Rabbit Flat – Top Greasy

Buckeyes – Rabbit Flat

Great Western Divide – October 24, 2012

GOOD HABITS

                           I dress first putting on my socks,
                           Then my shirt—I need good habits.

                                               – Gary Soto (“Dr. Freud, Please”)
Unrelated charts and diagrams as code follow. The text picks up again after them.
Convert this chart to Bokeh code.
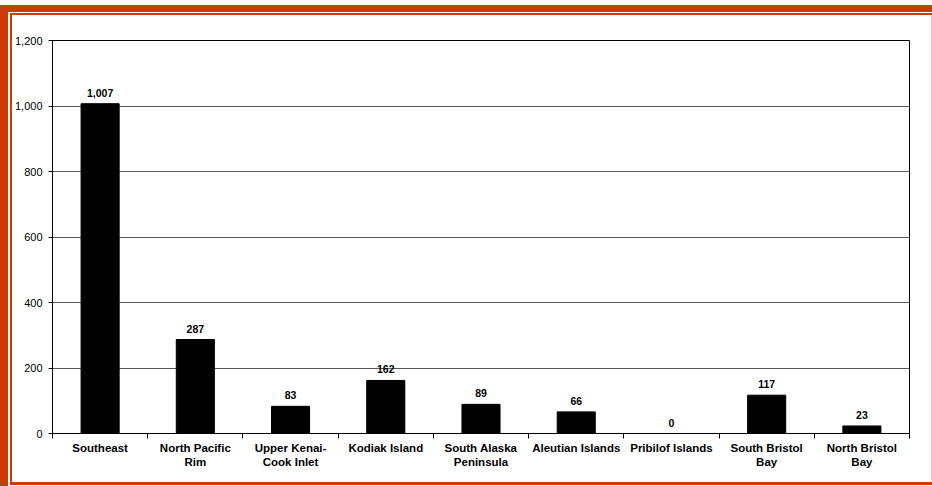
from bokeh.plotting import figure
from bokeh.models import (Range1d, LinearAxis, FixedTicker,
                          NumeralTickFormatter, ColumnDataSource)
from bokeh.core.properties import value
from bokeh.embed import file_html
from bokeh.resources import INLINE

# ---- data ----
regions = ["Southeast", "North Pacific Rim", "Upper Kenai-Cook Inlet", "Kodiak Island",
           "South Alaska Peninsula", "Aleutian Islands", "Pribilof Islands",
           "South Bristol Bay", "North Bristol Bay"]
region_labels = ["Southeast", "North Pacific\nRim", "Upper Kenai-\nCook Inlet", "Kodiak Island",
                 "South Alaska\nPeninsula", "Aleutian Islands", "Pribilof Islands",
                 "South Bristol\nBay", "North Bristol\nBay"]
counts = [1007, 287, 83, 162, 89, 66, 0, 117, 23]
y_ticks = [0, 200, 400, 600, 800, 1000, 1200]

FONT = "Liberation Sans"
ORANGE = "#cc3a06"
FAINT = "#f0c4b4"

n = len(regions)
centers = [i + 0.5 for i in range(n)]
edges = list(range(n + 1))
src = ColumnDataSource(dict(x=centers, region=regions, count=counts,
                            label=[f"{c:,}" for c in counts]))

p = figure(x_range=Range1d(0, n), y_range=Range1d(0, 1200), width=932, height=486,
           output_backend="svg", toolbar_location=None, x_axis_location=None,
           min_border_left=52, min_border_right=23, min_border_top=40, min_border_bottom=53)

p.border_fill_alpha = 0
p.background_fill_color = "white"
p.outline_line_color = "black"
p.outline_line_width = 1
p.styles = {
    "background-color": "white",
    "box-shadow": ", ".join([
        "inset 0 5px 0 0 #ffffff",
        f"inset 8px 0 0 0 {ORANGE}",
        f"inset 0 12px 0 0 {ORANGE}",
        "inset 0 -1px 0 0 #ffffff",
        "inset 0 13px 0 0 #ffffff",
        "inset 10px 0 0 0 #ffffff",
        f"inset 0 15px 0 0 {ORANGE}",
        f"inset 12px 0 0 0 {ORANGE}",
        f"inset 0 -4px 0 0 {ORANGE}",
        f"inset -1px 0 0 0 {FAINT}",
    ]),
}

# bars and value labels
p.vbar(x="x", top="count", width=0.4, source=src, color="black")
p.text(x="x", y="count", text="label", source=src,
       text_font=value(FONT), text_font_style="bold", text_font_size="10.5px",
       text_align="center", text_baseline="bottom", y_offset=-7, text_color="black")

# y axis
p.yaxis.ticker = FixedTicker(ticks=y_ticks)
p.yaxis.formatter = NumeralTickFormatter(format="0,0")
p.yaxis.major_tick_out = 4
p.yaxis.major_tick_in = 0
p.yaxis.minor_tick_line_color = None
p.yaxis.major_label_standoff = 6
p.yaxis.major_label_text_font = FONT
p.yaxis.major_label_text_font_size = "11px"
p.yaxis.major_label_text_color = "black"
p.yaxis.axis_line_color = "black"
p.yaxis.major_tick_line_color = "black"

p.ygrid.grid_line_color = "#5a5a5a"
p.ygrid.grid_line_width = 1
p.xgrid.visible = False

# x axis: labels at category centres, ticks at category boundaries
label_axis = LinearAxis(ticker=FixedTicker(ticks=centers, minor_ticks=edges),
                        major_label_overrides=dict(zip(centers, region_labels)),
                        major_tick_line_color=None, major_tick_out=5, major_tick_in=0,
                        minor_tick_line_color="black", minor_tick_out=5, minor_tick_in=0,
                        axis_line_color="black", major_label_standoff=3,
                        major_label_text_font=FONT, major_label_text_font_style="bold",
                        major_label_text_font_size="11.5px", major_label_text_color="black")
p.add_layout(label_axis, "below")

open("out.html", "w").write(file_html(p, INLINE))
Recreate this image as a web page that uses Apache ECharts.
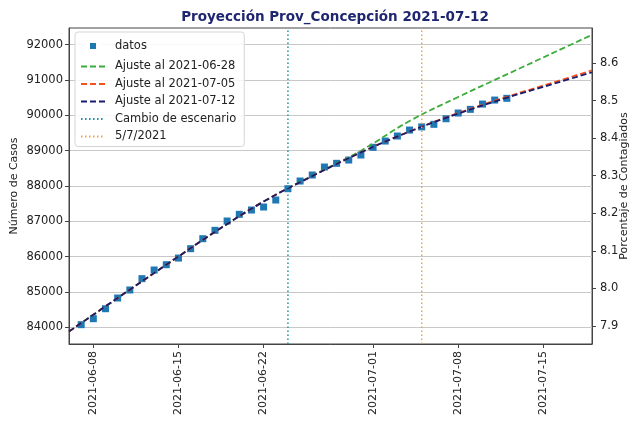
<!DOCTYPE html>
<html>
<head>
<meta charset="utf-8">
<script src="https://cdn.jsdelivr.net/npm/echarts@6/dist/echarts.min.js"></script>
<style>
  html, body { margin: 0; padding: 0; background: #fff; }
  #chart { width: 634px; height: 423px; }
</style>
</head>
<body>
<div id="chart"></div>
<script>
// observed cases (datos)
const dataDates = [
  '2021-06-07', '2021-06-08', '2021-06-09', '2021-06-10', '2021-06-11', '2021-06-12',
  '2021-06-13', '2021-06-14', '2021-06-15', '2021-06-16', '2021-06-17', '2021-06-18',
  '2021-06-19', '2021-06-20', '2021-06-21', '2021-06-22', '2021-06-23', '2021-06-24',
  '2021-06-25', '2021-06-26', '2021-06-27', '2021-06-28', '2021-06-29', '2021-06-30',
  '2021-07-01', '2021-07-02', '2021-07-03', '2021-07-04', '2021-07-05', '2021-07-06',
  '2021-07-07', '2021-07-08', '2021-07-09', '2021-07-10', '2021-07-11', '2021-07-12'
]
const dataCases = [
  84074, 84243, 84526, 84829, 85056, 85377,
  85622, 85772, 85960, 86225, 86508, 86745,
  87009, 87198, 87320, 87405, 87603, 87923,
  88141, 88311, 88537, 88642, 88735, 88877,
  89095, 89273, 89415, 89584, 89673, 89746,
  89904, 90066, 90170, 90320, 90433, 90482
]

// fitted curves, read every few days
const fitDates = [
  '2021-06-06', '2021-06-10', '2021-06-14', '2021-06-18', '2021-06-22', '2021-06-26',
  '2021-06-30', '2021-07-04', '2021-07-08', '2021-07-12', '2021-07-16', '2021-07-19'
]
const fit0628 = [83880, 84830, 85770, 86700, 87560, 88290, 89000, 89840, 90520, 91160, 91800, 92280]
const fit0705 = [83880, 84830, 85770, 86700, 87560, 88280, 88950, 89545, 90065, 90525, 90950, 91275]
const fit0712 = [83880, 84830, 85770, 86700, 87560, 88280, 88950, 89540, 90050, 90500, 90910, 91220]

const cambioDate = '2021-06-24'
const refDate    = '2021-07-05'

const xTickDates = ['2021-06-08', '2021-06-15', '2021-06-22', '2021-07-01', '2021-07-08', '2021-07-15']
const caseTicks  = [84000, 85000, 86000, 87000, 88000, 89000, 90000, 91000, 92000]
const pctTicks   = [7.9, 8.0, 8.1, 8.2, 8.3, 8.4, 8.5, 8.6]

const PCT_DIV = 10637.6   // cases per 1 %
const X_MIN = '2021-06-06', X_MAX = '2021-07-19'
const Y_MIN = 83527, Y_MAX = 92473

function t(s) { return Date.UTC(+s.slice(0, 4), +s.slice(5, 7) - 1, +s.slice(8, 10)) }
function fmt(v) {
  const d = new Date(v)
  const p = n => String(n).padStart(2, '0')
  return `${ d.getUTCFullYear() }-${ p(d.getUTCMonth() + 1) }-${ p(d.getUTCDate()) }`
}
const pairs = (ds, vs) => ds.map((d, i) => [t(d), vs[i]])
const vline = d => [[t(d), Y_MIN], [t(d), Y_MAX]]

const font = 'DejaVu Sans'
const dashed = [6, 3]
const dotted = [1.5, 2.5]

const fitSeries = (name, values, color) => ({
  name,
  type: 'line',
  data: pairs(fitDates, values),
  smooth: 0.4,
  symbol: 'none',
  lineStyle: { color, width: 1.8, type: dashed },
  itemStyle: { color },
  z: 3,
})

const chart = echarts.init(document.getElementById('chart'))

chart.setOption({
  animation: false,
  textStyle: { fontFamily: font },
  title: {
    text: 'Proyección Prov_Concepción 2021-07-12',
    left: 330,
    textAlign: 'center',
    top: 5,
    textStyle: { fontFamily: font, fontSize: 13.5, fontWeight: 'bold', color: '#1f2670' },
  },
  grid: {
    left: 69, right: 42, top: 28, bottom: 79,
    outerBoundsMode: 'none',
    containLabel: false,
    show: true, borderColor: '#444', borderWidth: 1,
  },
  legend: {
    left: 75,
    top: 32,
    orient: 'vertical',
    padding: [5, 8, 4, 5],
    itemWidth: 24,
    itemHeight: 12,
    itemGap: 5.5,
    backgroundColor: 'rgba(255,255,255,0.85)',
    borderColor: '#d5d5d5',
    borderWidth: 1,
    borderRadius: 3,
    itemStyle: { opacity: 0 },
    textStyle: { fontFamily: font, fontSize: 11.5, color: '#222', padding: [0, 0, 0, 5] },
    data: [
      { name: 'datos', icon: 'path://M0,0L1,0L1,1L0,1Z', itemStyle: { opacity: 1, borderColor: '#fff', borderWidth: 6 } },
      'Ajuste al 2021-06-28', 'Ajuste al 2021-07-05', 'Ajuste al 2021-07-12',
      'Cambio de escenario', '5/7/2021'
    ],
  },
  xAxis: {
    type: 'value',
    min: t(X_MIN),
    max: t(X_MAX),
    axisLine: { lineStyle: { color: '#444' } },
    axisTick: { show: true, length: 4, customValues: xTickDates.map(t), lineStyle: { color: '#444' } },
    axisLabel: {
      customValues: xTickDates.map(t),
      rotate: 90,
      margin: 7,
      fontSize: 11,
      color: '#222',
      formatter: v => fmt(v),
    },
    splitLine: { show: false },
  },
  yAxis: [{
    type: 'value',
    min: Y_MIN,
    max: Y_MAX,
    name: 'Número de Casos',
    nameLocation: 'middle',
    nameGap: 49,
    nameMoveOverlap: false,
    nameTextStyle: { fontSize: 11, color: '#222' },
    axisLine: { show: true, lineStyle: { color: '#444' } },
    axisTick: { show: true, length: 4, customValues: caseTicks, lineStyle: { color: '#444' } },
    axisLabel: { customValues: caseTicks, margin: 6, fontSize: 11.5, color: '#222', formatter: v => String(v) },
    splitLine: { show: true, lineStyle: { color: '#c8c8c8', width: 1 } },
  }, {
    type: 'value',
    min: Y_MIN / PCT_DIV,
    max: Y_MAX / PCT_DIV,
    name: 'Porcentaje de Contagiados',
    nameLocation: 'middle',
    nameGap: 27,
    nameMoveOverlap: false,
    nameTextStyle: { fontSize: 11, color: '#222' },
    axisLine: { show: true, lineStyle: { color: '#444' } },
    axisTick: { show: true, length: 4, customValues: pctTicks, lineStyle: { color: '#444' } },
    axisLabel: { customValues: pctTicks, margin: 8, fontSize: 11.5, color: '#222', formatter: v => v.toFixed(1) },
    splitLine: { show: false },
  }],
  series: [
    {
      name: 'datos',
      type: 'scatter',
      data: pairs(dataDates, dataCases),
      symbol: 'rect',
      symbolSize: 7,
      itemStyle: { color: '#1f77b4', opacity: 1 },
      z: 2,
    },
    fitSeries('Ajuste al 2021-06-28', fit0628, '#3cac3c'),
    fitSeries('Ajuste al 2021-07-05', fit0705, '#f4511e'),
    fitSeries('Ajuste al 2021-07-12', fit0712, '#1a1a6e'),
    {
      name: 'Cambio de escenario',
      type: 'line',
      data: vline(cambioDate),
      symbol: 'none',
      lineStyle: { color: '#1798a8', width: 1.5, type: dotted },
      itemStyle: { color: '#1798a8' },
      z: 4,
    },
    {
      name: '5/7/2021',
      type: 'line',
      data: vline(refDate),
      symbol: 'none',
      lineStyle: { color: '#f5a04a', width: 1.5, type: dotted },
      itemStyle: { color: '#f5a04a' },
      z: 4,
    },
  ],
})
</script>
</body>
</html>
I never understood what drove him
to irrigate his grapes at sixty-eight.
We could set our watches to the minute

he passed by, mouthing new soliloquies
as another summer morning broke
in the shadow of the Sierras, or

at the end of vine rows, hoe in hand
at dusk, a silhouette with swashbuckling
overshoes titling at time, when

he could have paid a good man well
to do the job—until recently. Of all
the things I claimed I’d never be

like my father, I wear trails in the dirt
checking calves that don’t need me,
lest I forget my way—carving circles

in dreams that wake me to write
about how we got the harvest in the shed—
my young Gary Soto days bent beneath

a hazy San Joaquin Valley sun. Even
the old dog marks a track to encircle
the house and barks into the night.

Color of October

Dry Creek Canyon

Showy Milkweed – Greasy Creek

Big Yellow Mushrooms on Tree – Sulfur Shelf (Laetiporus sulphureus) – Dry Creek

Sulfur Shelf (Laetiporus sulphureus)

Spanish Flats

Robbin and I fed the bulls, plus the yearling, first and second-calf heifers this morning under a partially cloudy sky, hoping for rain tomorrow and/or Tuesday.